Factory quote questions to send
- What exact canvas weight, weave, and finishing are you pricing, and is that number measured before or after treatment?
- What zipper spec are you using, including size, coil material, slider type, and puller source?
- What is the minimum order quantity per color and per logo version, and can quantities be combined across SKUs?
- Which decoration method is included in the quote, and what setup charges apply for new artwork or screens?
- What proof can you provide for any recycled, organic, or low-impact material claim used in the finished product?
- What are your sample charges, sample lead time, and what is included in the first sample versus the final production sample?
- How do you pack each unit, how many pieces per carton, and what are the carton dimensions and gross weight?
- What is your target production lead time after sample approval, and what parts of the order are on the critical path?
- What is your acceptable overrun or underrun range, and how do you handle replacements for defects found after inspection?
- Can you hold the same material lot or an approved equivalent for reorders, and what changes require written approval?
Quality-control points to confirm
- Finished dimensions must stay within a tight tolerance, typically plus or minus 5 mm for width and height unless the design is unusually large.
- Canvas weight should match the approved spec within a practical tolerance, and the factory should state whether the test is based on raw or finished fabric.

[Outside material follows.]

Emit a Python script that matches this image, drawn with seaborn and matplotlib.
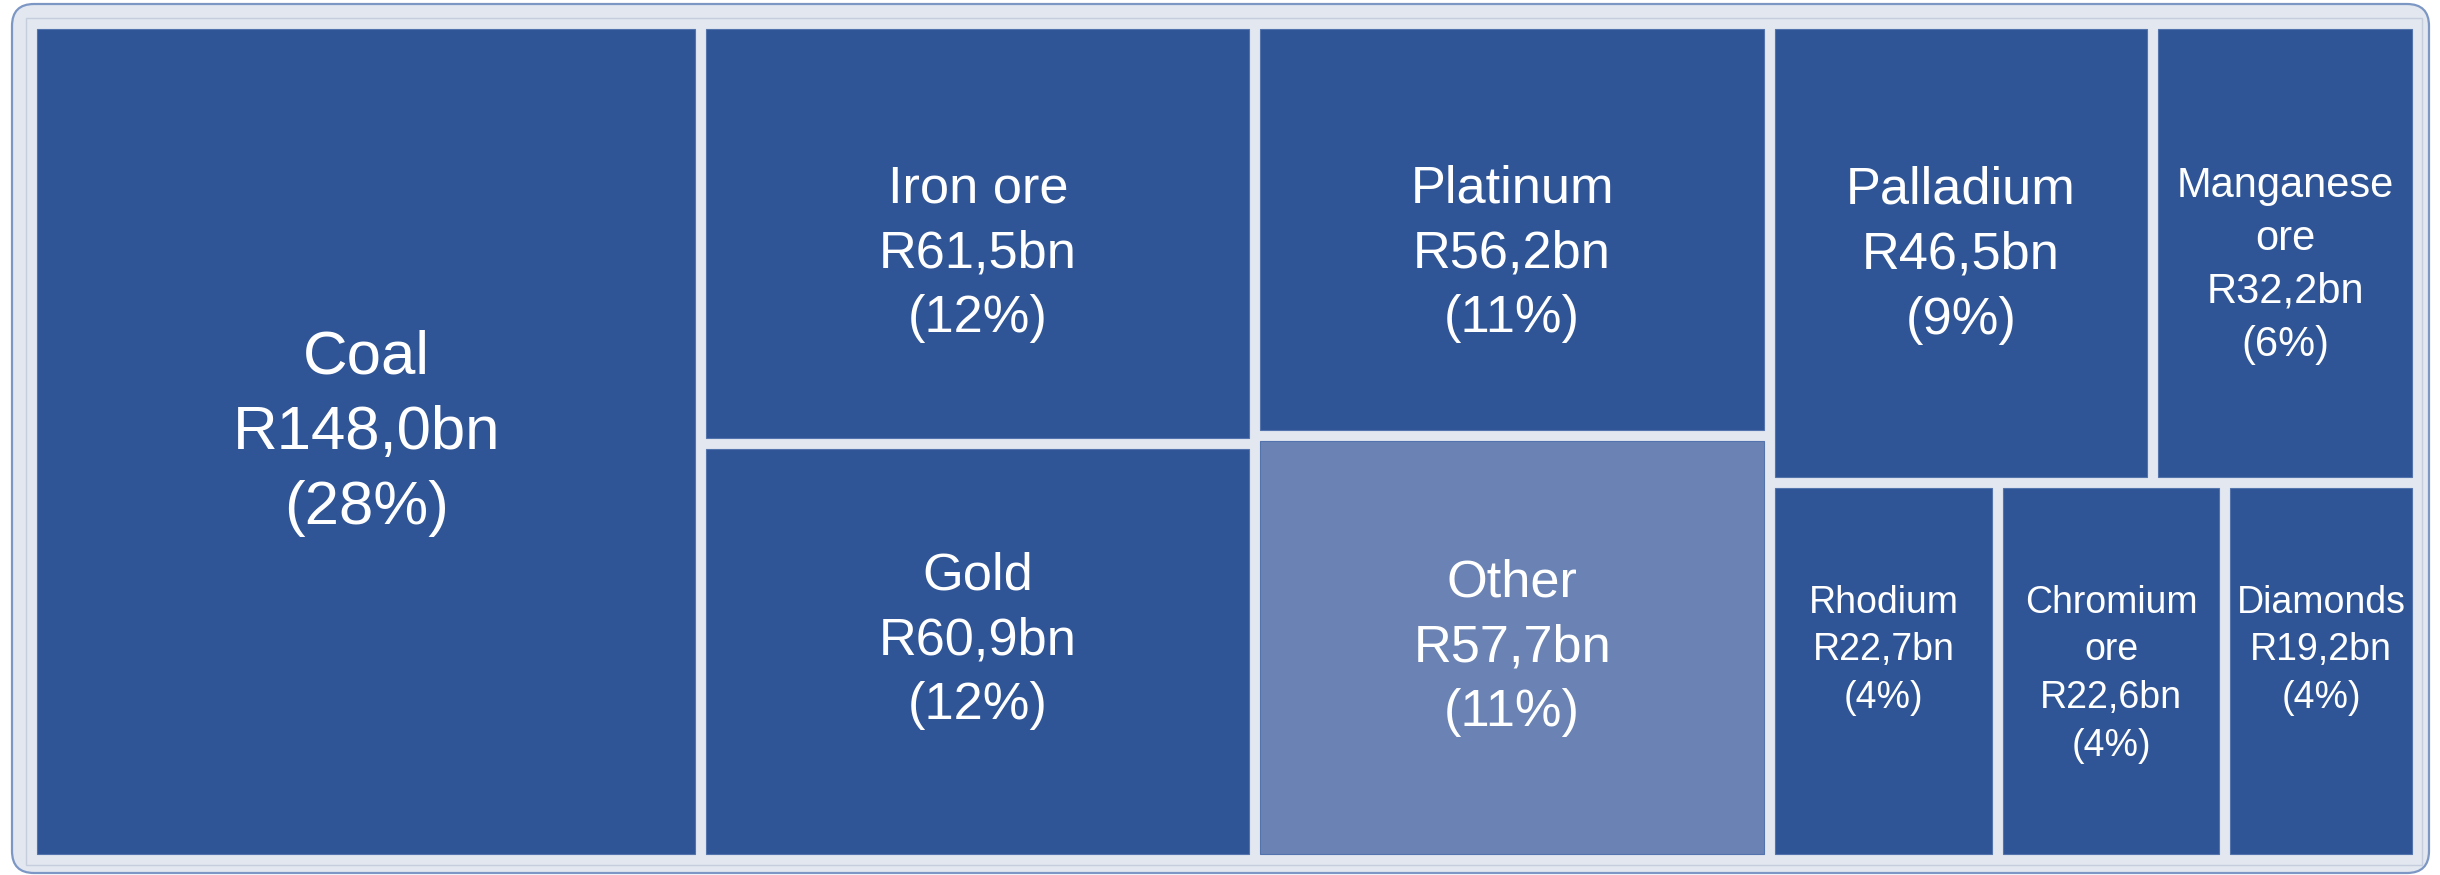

- The zipper must open and close smoothly through repeated cycles without snagging, skipped teeth, or weak top stops.
- Stitching density and seam security at the zipper ends, corners, and handle or edge binding points should be consistent with the golden sample.
- Logo placement, color, and registration should match the approved artwork, with no visible drift on repeated pieces.
- Loose threads, skipped stitches, needle damage, and puckering around the zipper tape should be below the agreed visual threshold.
- Color should remain consistent across panels and across cartons, and any shade variation must be called out before bulk packing.
- Inner pockets should fit the intended document size and should not collapse, warp, or block the zipper track.
- Packaging should match the approved folding method and pack count, with no crushed corners or open seams in carton drops.
- Carton marks, SKU labels, and country-of-origin marking should be legible, accurate, and consistent with the commercial invoice and packing list.